Leave the pictures out and quote every line from the start of the listing to the line with "-24.7, -25.9, -30.8, -35.5, -39.6, -42.7, -45.7, -49.2]", inclusive.

Recorded data
-=-=-=-=-

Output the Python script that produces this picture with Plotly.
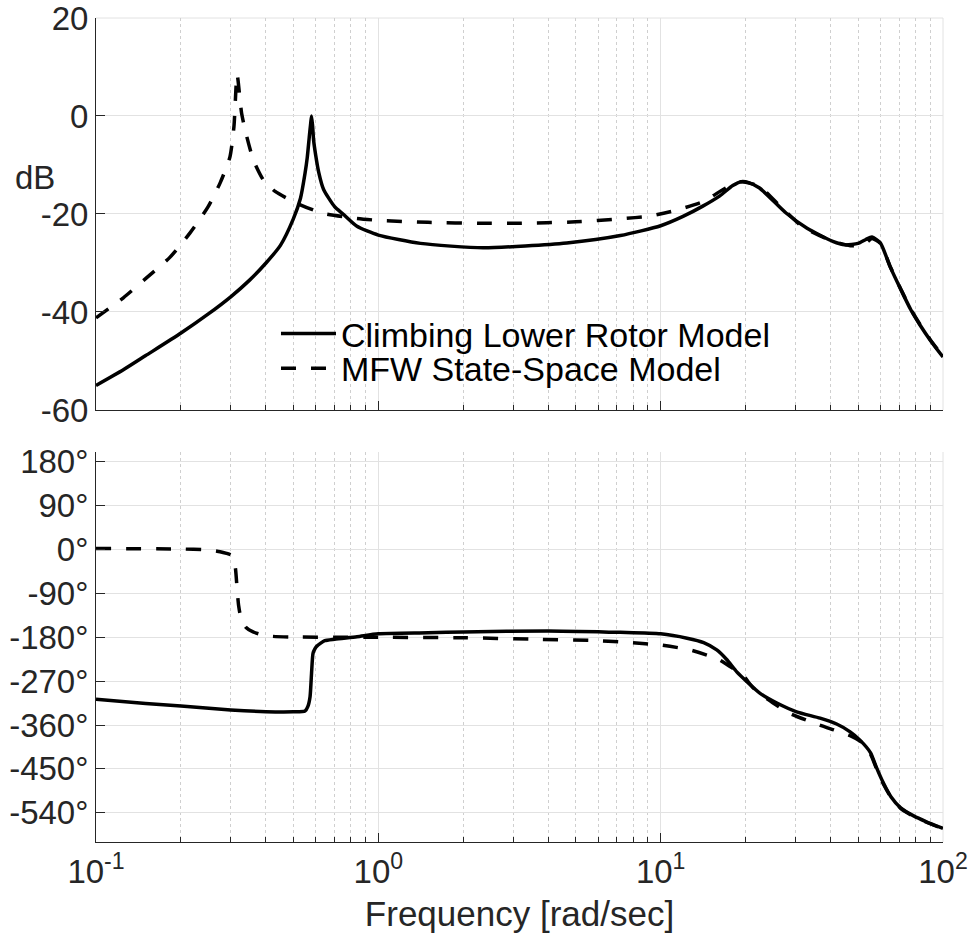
import plotly.graph_objects as go

# ---- Magnitude response (dB) ----
w_mag_climb = [0.1, 0.125, 0.15, 0.2, 0.25, 0.3, 0.35, 0.4, 0.45, 0.5, 0.53, 0.55, 0.56,
               0.57, 0.576, 0.58, 0.585, 0.59, 0.6, 0.615, 0.64, 0.7, 0.75, 0.84, 1.0,
               1.41, 2.35, 4.65, 7.2, 10, 12, 14.1, 16.2, 18, 19.3, 20.5, 22.4, 27.8, 33,
               40.7, 45, 50, 53.3, 56, 60, 65, 71, 77, 83, 90, 100]
mag_climb_db = [-55, -51.8, -48.9, -44.3, -40.4, -36.9, -33.5, -30.0, -26.4, -21.0, -16.8,
                -11.7, -8.5, -4.0, -1.5, 0, -2.0, -5.0, -8.0, -11.5, -15.0, -18.5, -20.0,
                -22.5, -24.3, -26.0, -26.9, -25.9, -24.4, -22.4, -20.5, -18.4, -16.3,
                -14.2, -13.4, -13.6, -14.7, -19.8, -22.9, -25.6, -26.3, -26.0, -25.2,
                -24.7, -25.9, -30.8, -35.5, -39.6, -42.7, -45.7, -49.2]

w_mag_mfw = [0.1, 0.125, 0.152, 0.183, 0.215, 0.249, 0.275, 0.298, 0.308, 0.316, 0.328,
             0.342, 0.361, 0.392, 0.431, 0.514, 0.638, 0.838, 1.0, 1.5, 2.35, 3.1, 5, 7.2,
             9.2, 11.4, 14.1, 17, 19.3, 22.4, 26.6, 31.8, 40, 47.7, 53.3, 56, 60, 65, 71,
             77, 83, 90, 100]
mag_mfw_db = [-41.2, -37.1, -32.9, -28.8, -23.9, -18.6, -13.7, -8.4, -2.2, 8.5, 0.5, -4.2,
              -9.0, -13.1, -15.4, -17.8, -19.9, -20.9, -21.3, -21.7, -21.9, -21.9, -21.6,
              -21.0, -20.4, -19.2, -17.5, -14.7, -13.4, -14.4, -18.5, -22.6, -25.4, -26.5,
              -25.9, -25.0, -26.0, -30.7, -35.4, -39.5, -42.6, -45.6, -49.1]

# ---- Phase response (deg) ----
w_ph_climb = [0.1, 0.15, 0.2, 0.3, 0.4, 0.5, 0.55, 0.563, 0.573, 0.58, 0.587, 0.596, 0.604,
              0.625, 0.646, 0.7, 0.84, 1.0, 1.5, 2.0, 4.0, 7.2, 10, 12.4, 14.2, 15.8, 17.1,
              18.6, 20.2, 22.5, 25.8, 30.3, 36.7, 42, 46.9, 50.8, 55.4, 58, 61.5, 65.4,
              70.8, 79, 87, 100]
ph_climb_deg = [-307, -316, -321, -329, -332.7, -333, -331.5, -322, -302, -254, -213, -204,
                -199, -192, -187, -184, -179, -173, -171, -169, -167, -170, -173, -182,
                -191, -206, -225, -251, -271, -295, -315, -333, -346, -358, -374, -391,
                -417, -446, -479, -507, -530, -547, -558, -572]

w_ph_mfw = [0.1, 0.2, 0.25, 0.275, 0.29, 0.3, 0.306, 0.312, 0.316, 0.32, 0.326, 0.34, 0.36,
            0.4, 0.5, 1.0, 2.0, 3.5, 6, 7.8, 10, 12.7, 16, 17.6, 19.5, 21.2, 23.9, 28.6,
            36.5, 46.9, 52, 55.4, 58, 61.5, 65.4, 70.8, 79, 87, 100]
ph_mfw_deg = [2, 1, -1, -4.5, -8, -11, -15, -40, -80, -115, -140, -160, -169, -177, -179.5,
              -180, -181, -184, -187, -191, -196, -206, -225, -240, -257, -283, -307, -336,
              -360, -382, -397, -420, -448, -481, -508, -531, -548, -559, -573]

# ---- Axis ticks ----
x_major = [0.1, 1, 10, 100]
x_major_text = ["10<sup>-1</sup>", "10<sup>0</sup>", "10<sup>1</sup>", "10<sup>2</sup>"]
x_minor = [m * 10 ** e for e in (-1, 0, 1) for m in range(2, 10)]
mag_ticks = [-60, -40, -20, 0, 20]
mag_ticktext = ["-60", "-40", "-20", "0", "20"]
ph_ticks = [-540, -450, -360, -270, -180, -90, 0, 90, 180]
ph_ticktext = [f"{v}°" for v in ph_ticks]

labels = ["Climbing Lower Rotor Model", "MFW State-Space Model"]

FONT = "Liberation Sans, Arial, Helvetica, sans-serif"
AX = "#262626"
GRID = "#e2e2e2"
MINOR_GRID = "#cfcfcf"
LW = 3.5
DASH = "15px,15px"
SMOOTH = 0.6

fig = go.Figure()
fig.add_trace(go.Scatter(x=w_mag_climb, y=mag_climb_db, mode="lines", name=labels[0],
                         line=dict(color="black", width=LW, shape="spline",
                                   smoothing=SMOOTH),
                         xaxis="x", yaxis="y", legend="legend"))
fig.add_trace(go.Scatter(x=w_mag_mfw, y=mag_mfw_db, mode="lines", name=labels[1],
                         line=dict(color="black", width=LW, dash=DASH, shape="spline",
                                   smoothing=SMOOTH),
                         xaxis="x", yaxis="y", legend="legend2"))
fig.add_trace(go.Scatter(x=w_ph_climb, y=ph_climb_deg, mode="lines", name=labels[0],
                         line=dict(color="black", width=LW, shape="spline",
                                   smoothing=SMOOTH),
                         xaxis="x2", yaxis="y2", showlegend=False))
fig.add_trace(go.Scatter(x=w_ph_mfw, y=ph_mfw_deg, mode="lines", name=labels[1],
                         line=dict(color="black", width=LW, dash=DASH, shape="spline",
                                   smoothing=SMOOTH),
                         xaxis="x2", yaxis="y2", showlegend=False))

common_x = dict(
    type="log", range=[-1, 2], tickvals=x_major, ticks="inside", ticklen=9,
    tickcolor=AX, tickwidth=1, showline=True, linecolor=AX, linewidth=1,
    showgrid=True, gridcolor=GRID, gridwidth=1, zeroline=False, automargin=False,
    minor=dict(tickvals=x_minor, ticks="inside", ticklen=5, tickcolor=AX,
               showgrid=True, gridcolor=MINOR_GRID, griddash="dot", gridwidth=1),
)
common_y = dict(
    ticks="inside", ticklen=9, tickcolor=AX, tickwidth=1, showline=True,
    linecolor=AX, linewidth=1, showgrid=True, gridcolor=GRID, gridwidth=1,
    zeroline=False, automargin=False, ticklabeloverflow="allow",
)

legend_style = dict(bgcolor="rgba(0,0,0,0)", borderwidth=0, xanchor="left",
                    yanchor="middle", itemwidth=55,
                    font=dict(family=FONT, size=34, color="black"))

# grid lines that sit on the plot edges (top 20 dB line, 10^2 line)
edge_grid = dict(type="line", layer="below", line=dict(color=GRID, width=1))
shapes = [
    dict(xref="x domain", yref="y domain", x0=0, x1=1, y0=1, y1=1, **edge_grid),
    dict(xref="x domain", yref="y domain", x0=1, x1=1, y0=0, y1=1, **edge_grid),
    dict(xref="x2 domain", yref="y2 domain", x0=1, x1=1, y0=0, y1=1, **edge_grid),
]

fig.update_layout(
    width=976, height=938,
    margin=dict(l=96, r=33, t=18, b=96, autoexpand=False),
    paper_bgcolor="white", plot_bgcolor="white",
    font=dict(family=FONT, size=33, color=AX),
    xaxis=dict(domain=[0, 1], anchor="y", showticklabels=False, **common_x),
    yaxis=dict(domain=[0.5243, 1], anchor="x", range=[-60, 20], tickvals=mag_ticks,
               ticktext=mag_ticktext, **common_y),
    xaxis2=dict(domain=[0, 1], anchor="y2", ticktext=x_major_text,
                title=dict(text="Frequency [rad/sec]", standoff=12,
                           font=dict(family=FONT, size=35, color=AX)),
                **common_x),
    yaxis2=dict(domain=[0, 0.4733], anchor="x2", range=[-600, 200], tickvals=ph_ticks,
                ticktext=ph_ticktext, **common_y),
    legend=dict(x=0.2125, y=0.6165, **legend_style),
    legend2=dict(x=0.2125, y=0.5745, **legend_style),
    shapes=shapes,
    annotations=[dict(text="dB", x=-0.072, y=0.807, xref="paper", yref="paper",
                      xanchor="center", yanchor="middle", showarrow=False,
                      font=dict(family=FONT, size=33, color=AX))],
)

fig.write_html("out.html")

-=-=-=-=-

In response
Output the Python script that produces this picture with Plotly.
import plotly.graph_objects as go

# ---- Magnitude response (dB) ----
w_mag_climb = [0.1, 0.125, 0.15, 0.2, 0.25, 0.3, 0.35, 0.4, 0.45, 0.5, 0.53, 0.55, 0.56,
               0.57, 0.576, 0.58, 0.585, 0.59, 0.6, 0.615, 0.64, 0.7, 0.75, 0.84, 1.0,
               1.41, 2.35, 4.65, 7.2, 10, 12, 14.1, 16.2, 18, 19.3, 20.5, 22.4, 27.8, 33,
               40.7, 45, 50, 53.3, 56, 60, 65, 71, 77, 83, 90, 100]
mag_climb_db = [-55, -51.8, -48.9, -44.3, -40.4, -36.9, -33.5, -30.0, -26.4, -21.0, -16.8,
                -11.7, -8.5, -4.0, -1.5, 0, -2.0, -5.0, -8.0, -11.5, -15.0, -18.5, -20.0,
                -22.5, -24.3, -26.0, -26.9, -25.9, -24.4, -22.4, -20.5, -18.4, -16.3,
                -14.2, -13.4, -13.6, -14.7, -19.8, -22.9, -25.6, -26.3, -26.0, -25.2,
                -24.7, -25.9, -30.8, -35.5, -39.6, -42.7, -45.7, -49.2]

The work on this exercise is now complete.